Within the material below, locate the line with "Emit a component" and the line with "Chart.register(...registerables);", then return those two lines and all lines between them, exactly as written.

>> start

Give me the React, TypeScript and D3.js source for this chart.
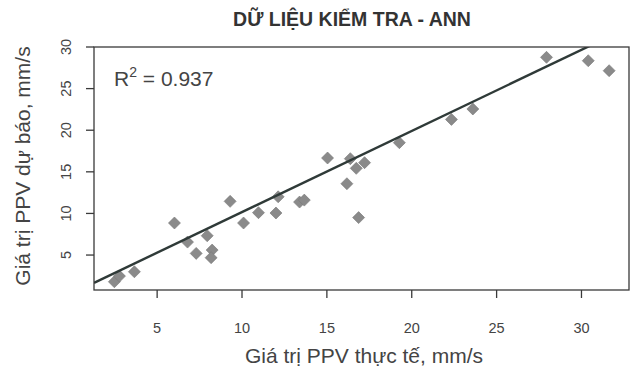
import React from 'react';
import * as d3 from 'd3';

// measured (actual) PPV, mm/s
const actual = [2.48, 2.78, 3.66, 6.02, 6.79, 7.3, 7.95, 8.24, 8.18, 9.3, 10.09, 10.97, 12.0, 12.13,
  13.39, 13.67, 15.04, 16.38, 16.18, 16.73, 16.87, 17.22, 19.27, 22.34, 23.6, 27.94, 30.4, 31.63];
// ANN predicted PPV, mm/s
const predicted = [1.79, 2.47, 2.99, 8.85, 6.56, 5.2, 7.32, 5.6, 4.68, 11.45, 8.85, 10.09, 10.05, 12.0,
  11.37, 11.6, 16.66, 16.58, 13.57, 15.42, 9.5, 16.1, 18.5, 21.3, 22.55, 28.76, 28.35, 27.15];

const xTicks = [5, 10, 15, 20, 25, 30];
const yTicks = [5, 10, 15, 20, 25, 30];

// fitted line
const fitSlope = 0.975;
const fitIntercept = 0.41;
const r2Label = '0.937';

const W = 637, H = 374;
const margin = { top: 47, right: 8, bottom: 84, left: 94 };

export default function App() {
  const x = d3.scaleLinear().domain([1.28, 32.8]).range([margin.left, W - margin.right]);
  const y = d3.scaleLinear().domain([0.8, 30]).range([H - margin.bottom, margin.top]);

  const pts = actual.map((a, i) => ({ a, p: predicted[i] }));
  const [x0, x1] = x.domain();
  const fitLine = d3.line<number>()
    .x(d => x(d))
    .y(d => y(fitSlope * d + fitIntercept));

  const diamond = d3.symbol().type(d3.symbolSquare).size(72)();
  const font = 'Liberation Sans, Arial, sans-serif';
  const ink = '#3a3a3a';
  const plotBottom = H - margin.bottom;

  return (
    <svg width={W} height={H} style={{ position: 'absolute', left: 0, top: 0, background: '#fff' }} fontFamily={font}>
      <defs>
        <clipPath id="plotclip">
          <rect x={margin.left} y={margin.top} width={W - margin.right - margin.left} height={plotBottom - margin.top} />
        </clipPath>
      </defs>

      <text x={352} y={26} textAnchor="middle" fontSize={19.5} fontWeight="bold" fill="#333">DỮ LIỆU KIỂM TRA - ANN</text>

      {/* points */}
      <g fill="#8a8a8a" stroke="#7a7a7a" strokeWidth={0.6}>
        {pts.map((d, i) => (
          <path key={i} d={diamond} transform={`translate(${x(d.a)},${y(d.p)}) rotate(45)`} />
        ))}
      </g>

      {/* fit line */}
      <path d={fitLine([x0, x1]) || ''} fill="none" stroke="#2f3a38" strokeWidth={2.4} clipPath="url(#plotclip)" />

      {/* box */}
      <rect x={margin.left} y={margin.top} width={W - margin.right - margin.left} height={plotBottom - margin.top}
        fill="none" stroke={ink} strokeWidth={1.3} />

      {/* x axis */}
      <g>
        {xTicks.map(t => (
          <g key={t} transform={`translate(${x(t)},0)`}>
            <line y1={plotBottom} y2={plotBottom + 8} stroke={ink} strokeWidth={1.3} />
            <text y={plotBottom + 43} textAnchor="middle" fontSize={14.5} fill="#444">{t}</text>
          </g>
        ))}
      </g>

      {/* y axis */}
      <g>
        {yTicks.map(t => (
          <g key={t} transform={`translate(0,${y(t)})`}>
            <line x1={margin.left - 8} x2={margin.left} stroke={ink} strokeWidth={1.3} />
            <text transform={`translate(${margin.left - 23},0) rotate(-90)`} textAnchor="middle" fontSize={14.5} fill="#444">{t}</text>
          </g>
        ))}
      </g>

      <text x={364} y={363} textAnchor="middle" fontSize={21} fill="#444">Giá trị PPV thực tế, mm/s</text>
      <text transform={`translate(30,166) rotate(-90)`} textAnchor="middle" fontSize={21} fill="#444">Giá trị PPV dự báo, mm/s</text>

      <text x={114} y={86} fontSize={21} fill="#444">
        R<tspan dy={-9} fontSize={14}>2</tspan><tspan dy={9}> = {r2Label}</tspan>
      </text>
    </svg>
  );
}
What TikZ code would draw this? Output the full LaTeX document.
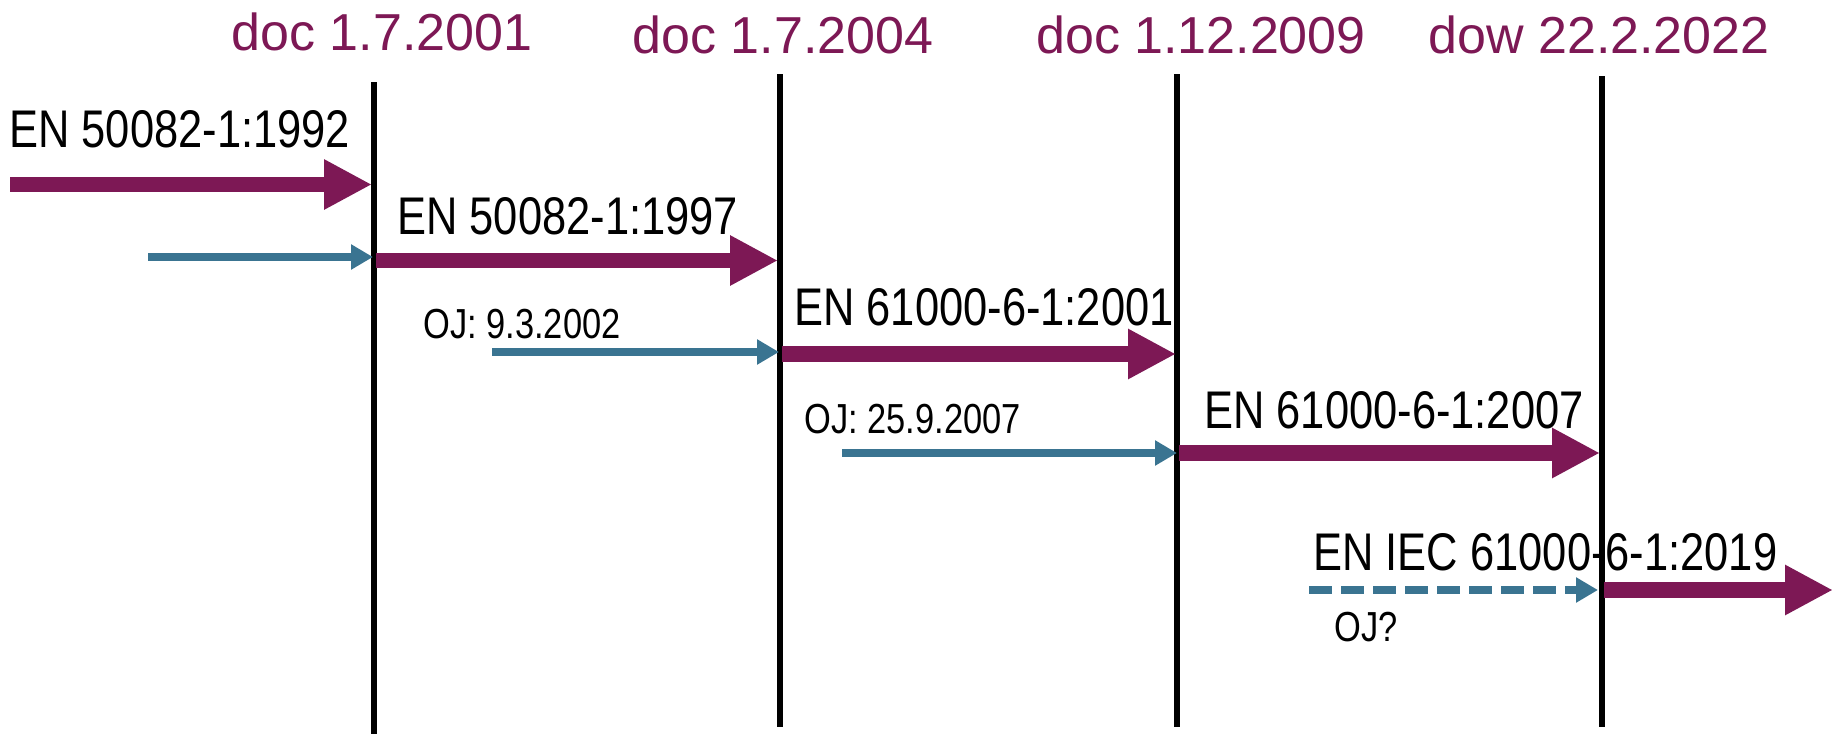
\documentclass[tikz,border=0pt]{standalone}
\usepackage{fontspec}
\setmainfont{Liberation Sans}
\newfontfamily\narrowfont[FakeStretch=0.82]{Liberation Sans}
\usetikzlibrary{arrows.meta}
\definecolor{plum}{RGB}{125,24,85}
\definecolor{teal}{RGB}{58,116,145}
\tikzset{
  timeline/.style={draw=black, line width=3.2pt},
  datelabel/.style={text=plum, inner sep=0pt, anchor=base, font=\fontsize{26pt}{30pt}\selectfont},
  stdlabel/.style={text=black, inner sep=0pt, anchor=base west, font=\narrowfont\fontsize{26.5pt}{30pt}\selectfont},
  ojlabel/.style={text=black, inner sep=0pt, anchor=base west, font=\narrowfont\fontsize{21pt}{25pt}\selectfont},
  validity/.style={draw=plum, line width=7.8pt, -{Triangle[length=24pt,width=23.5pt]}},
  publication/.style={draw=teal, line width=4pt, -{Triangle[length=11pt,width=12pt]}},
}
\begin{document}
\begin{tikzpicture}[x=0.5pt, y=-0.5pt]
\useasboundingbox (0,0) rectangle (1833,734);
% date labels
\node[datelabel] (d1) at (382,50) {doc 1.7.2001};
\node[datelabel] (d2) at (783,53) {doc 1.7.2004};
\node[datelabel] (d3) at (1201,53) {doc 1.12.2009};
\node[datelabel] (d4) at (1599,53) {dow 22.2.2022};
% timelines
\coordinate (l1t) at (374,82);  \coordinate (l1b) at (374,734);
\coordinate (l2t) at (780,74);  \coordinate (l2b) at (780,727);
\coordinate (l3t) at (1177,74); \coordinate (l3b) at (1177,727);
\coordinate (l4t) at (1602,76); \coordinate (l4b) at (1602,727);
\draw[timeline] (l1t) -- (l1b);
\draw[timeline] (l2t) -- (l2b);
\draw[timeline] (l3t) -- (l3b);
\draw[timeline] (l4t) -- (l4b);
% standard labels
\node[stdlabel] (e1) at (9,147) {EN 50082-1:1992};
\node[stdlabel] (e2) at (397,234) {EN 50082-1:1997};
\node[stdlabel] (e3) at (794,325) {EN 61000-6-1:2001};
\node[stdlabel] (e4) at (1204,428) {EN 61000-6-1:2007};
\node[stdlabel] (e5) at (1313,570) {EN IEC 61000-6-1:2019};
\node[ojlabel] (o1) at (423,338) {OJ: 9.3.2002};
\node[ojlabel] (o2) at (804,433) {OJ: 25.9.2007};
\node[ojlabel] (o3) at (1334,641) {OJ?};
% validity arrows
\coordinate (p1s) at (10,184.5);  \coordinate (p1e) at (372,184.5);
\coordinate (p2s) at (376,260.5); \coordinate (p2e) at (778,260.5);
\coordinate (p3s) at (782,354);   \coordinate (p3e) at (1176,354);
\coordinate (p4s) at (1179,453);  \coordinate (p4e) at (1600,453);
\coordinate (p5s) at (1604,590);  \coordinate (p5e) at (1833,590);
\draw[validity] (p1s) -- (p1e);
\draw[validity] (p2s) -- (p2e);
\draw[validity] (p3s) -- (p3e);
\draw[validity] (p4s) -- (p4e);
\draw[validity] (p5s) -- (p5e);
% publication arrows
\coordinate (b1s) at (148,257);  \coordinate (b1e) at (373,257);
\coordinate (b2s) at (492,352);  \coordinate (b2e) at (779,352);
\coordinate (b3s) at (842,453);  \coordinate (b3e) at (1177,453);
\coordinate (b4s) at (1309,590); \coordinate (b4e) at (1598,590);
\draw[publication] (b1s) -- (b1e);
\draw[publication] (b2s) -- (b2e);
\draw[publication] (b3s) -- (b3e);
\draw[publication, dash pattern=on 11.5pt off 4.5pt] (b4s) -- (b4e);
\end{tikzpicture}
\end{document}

>> end
>> start

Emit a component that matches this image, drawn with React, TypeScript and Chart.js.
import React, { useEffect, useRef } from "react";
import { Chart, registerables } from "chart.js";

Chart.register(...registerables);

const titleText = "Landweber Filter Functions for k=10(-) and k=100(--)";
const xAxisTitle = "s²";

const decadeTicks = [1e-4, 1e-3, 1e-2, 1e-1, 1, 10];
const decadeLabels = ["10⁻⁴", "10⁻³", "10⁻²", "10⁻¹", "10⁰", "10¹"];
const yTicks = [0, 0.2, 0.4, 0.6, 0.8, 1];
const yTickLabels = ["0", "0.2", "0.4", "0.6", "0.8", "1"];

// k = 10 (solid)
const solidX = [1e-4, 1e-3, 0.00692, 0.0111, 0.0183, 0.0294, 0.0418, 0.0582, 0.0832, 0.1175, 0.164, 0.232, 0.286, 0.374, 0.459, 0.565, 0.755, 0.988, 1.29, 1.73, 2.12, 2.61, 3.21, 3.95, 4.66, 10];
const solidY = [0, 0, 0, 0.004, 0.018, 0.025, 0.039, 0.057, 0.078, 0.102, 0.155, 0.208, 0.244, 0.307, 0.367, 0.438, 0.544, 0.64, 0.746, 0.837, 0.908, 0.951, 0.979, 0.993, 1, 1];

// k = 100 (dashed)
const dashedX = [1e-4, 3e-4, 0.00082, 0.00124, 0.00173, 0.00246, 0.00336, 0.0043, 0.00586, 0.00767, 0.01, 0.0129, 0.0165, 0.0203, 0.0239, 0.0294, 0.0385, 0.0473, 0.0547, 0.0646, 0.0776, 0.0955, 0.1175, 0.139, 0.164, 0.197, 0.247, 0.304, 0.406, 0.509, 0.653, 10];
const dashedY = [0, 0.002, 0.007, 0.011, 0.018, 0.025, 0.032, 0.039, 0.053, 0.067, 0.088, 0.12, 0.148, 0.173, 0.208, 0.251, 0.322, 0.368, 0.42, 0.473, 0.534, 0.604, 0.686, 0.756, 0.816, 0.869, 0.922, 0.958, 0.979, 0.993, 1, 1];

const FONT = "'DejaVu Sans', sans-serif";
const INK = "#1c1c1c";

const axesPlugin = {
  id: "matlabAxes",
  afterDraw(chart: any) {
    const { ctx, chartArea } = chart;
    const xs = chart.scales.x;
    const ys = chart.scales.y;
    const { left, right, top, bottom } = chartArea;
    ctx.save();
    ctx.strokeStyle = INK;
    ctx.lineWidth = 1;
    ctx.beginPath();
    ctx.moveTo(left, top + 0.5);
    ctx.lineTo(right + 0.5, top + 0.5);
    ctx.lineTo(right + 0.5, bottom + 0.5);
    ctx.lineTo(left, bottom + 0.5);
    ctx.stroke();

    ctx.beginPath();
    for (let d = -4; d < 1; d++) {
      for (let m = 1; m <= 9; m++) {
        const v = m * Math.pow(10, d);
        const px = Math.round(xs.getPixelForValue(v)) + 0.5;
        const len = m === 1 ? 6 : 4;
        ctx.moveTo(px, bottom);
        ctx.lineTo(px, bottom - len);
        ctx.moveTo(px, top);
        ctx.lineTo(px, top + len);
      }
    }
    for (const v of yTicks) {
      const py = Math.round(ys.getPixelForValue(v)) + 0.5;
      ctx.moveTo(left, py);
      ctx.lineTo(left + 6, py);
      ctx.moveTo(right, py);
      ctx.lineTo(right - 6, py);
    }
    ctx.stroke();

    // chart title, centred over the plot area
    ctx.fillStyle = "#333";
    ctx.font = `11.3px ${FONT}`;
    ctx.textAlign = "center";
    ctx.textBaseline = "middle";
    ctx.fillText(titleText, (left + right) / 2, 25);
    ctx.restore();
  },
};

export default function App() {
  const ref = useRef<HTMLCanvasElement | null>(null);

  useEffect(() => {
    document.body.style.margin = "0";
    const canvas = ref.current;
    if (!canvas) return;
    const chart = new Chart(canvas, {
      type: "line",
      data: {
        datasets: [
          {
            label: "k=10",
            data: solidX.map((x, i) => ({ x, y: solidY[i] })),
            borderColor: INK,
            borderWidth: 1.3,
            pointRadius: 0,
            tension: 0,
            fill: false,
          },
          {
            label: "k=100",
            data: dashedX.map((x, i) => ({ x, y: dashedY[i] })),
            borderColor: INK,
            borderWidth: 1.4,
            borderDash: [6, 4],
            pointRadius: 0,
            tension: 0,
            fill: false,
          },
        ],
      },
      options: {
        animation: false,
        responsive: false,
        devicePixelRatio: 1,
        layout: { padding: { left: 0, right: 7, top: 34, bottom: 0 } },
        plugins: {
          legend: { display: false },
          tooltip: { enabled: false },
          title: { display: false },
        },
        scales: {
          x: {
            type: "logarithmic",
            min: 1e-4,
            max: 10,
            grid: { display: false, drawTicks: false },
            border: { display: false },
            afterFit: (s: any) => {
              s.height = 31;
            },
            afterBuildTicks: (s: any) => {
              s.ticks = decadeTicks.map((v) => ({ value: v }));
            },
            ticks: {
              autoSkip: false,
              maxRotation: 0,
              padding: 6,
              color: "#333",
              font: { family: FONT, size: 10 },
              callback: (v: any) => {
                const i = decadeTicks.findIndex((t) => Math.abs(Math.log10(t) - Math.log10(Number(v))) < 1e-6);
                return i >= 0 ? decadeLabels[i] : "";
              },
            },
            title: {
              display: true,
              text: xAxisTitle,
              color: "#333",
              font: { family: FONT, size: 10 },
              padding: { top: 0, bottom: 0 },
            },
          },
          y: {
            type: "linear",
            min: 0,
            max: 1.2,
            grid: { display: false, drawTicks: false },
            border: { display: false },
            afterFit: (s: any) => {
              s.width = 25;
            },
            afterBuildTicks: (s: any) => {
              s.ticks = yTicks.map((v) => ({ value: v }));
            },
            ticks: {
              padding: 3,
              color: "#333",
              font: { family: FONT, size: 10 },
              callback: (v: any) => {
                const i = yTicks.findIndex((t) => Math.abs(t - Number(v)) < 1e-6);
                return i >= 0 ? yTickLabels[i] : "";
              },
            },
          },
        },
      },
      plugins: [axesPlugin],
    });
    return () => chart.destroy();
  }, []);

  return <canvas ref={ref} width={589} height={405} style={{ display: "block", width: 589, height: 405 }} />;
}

>> end
>> start

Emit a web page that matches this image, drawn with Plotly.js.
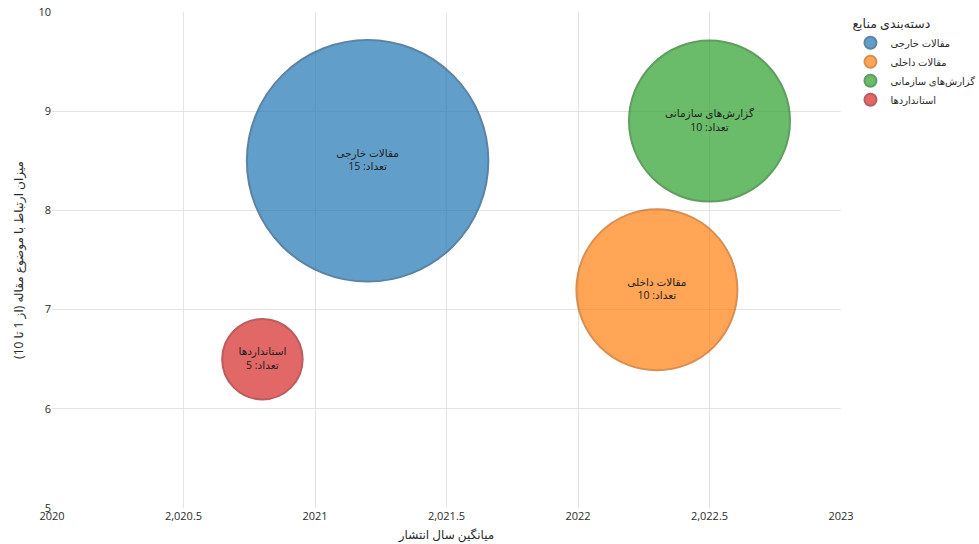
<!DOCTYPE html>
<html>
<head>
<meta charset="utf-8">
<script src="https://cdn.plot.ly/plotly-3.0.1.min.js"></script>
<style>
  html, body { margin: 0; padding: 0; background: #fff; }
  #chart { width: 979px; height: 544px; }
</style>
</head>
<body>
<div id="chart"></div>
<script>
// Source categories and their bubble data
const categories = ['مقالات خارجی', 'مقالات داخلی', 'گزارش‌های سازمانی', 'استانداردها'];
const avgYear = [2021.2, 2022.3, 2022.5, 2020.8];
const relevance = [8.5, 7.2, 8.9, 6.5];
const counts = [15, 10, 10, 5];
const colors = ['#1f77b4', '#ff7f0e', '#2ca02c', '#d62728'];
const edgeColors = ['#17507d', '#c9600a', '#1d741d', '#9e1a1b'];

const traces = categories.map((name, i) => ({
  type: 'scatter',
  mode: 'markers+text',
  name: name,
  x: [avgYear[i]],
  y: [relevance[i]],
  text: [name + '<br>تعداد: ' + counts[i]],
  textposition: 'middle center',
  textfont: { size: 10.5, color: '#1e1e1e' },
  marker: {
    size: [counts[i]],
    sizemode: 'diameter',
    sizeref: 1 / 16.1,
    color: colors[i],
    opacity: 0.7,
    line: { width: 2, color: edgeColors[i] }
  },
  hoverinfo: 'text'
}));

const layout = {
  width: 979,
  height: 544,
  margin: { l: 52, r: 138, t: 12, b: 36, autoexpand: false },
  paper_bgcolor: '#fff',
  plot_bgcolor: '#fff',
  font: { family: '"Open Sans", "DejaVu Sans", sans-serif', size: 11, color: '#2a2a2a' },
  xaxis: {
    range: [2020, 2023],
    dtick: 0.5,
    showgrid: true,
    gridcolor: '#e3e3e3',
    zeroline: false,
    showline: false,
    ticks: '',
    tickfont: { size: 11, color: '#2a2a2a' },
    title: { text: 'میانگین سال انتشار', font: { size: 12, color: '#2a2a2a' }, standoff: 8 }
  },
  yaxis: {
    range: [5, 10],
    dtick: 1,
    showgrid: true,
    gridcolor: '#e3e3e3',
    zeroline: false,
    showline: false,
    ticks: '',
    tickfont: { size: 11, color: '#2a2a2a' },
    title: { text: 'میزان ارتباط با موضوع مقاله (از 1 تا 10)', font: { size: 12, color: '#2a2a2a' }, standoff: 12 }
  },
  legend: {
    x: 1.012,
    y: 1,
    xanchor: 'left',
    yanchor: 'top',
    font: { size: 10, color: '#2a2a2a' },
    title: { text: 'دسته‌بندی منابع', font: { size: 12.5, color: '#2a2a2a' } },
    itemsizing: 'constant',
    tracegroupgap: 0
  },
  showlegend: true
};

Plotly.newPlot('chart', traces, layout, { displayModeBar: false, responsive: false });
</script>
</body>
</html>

>> end

**The answer:**
Emit a component that matches this image, drawn with React, TypeScript and Chart.js.
import React, { useEffect, useRef } from "react";
import { Chart, registerables } from "chart.js";

Chart.register(...registerables);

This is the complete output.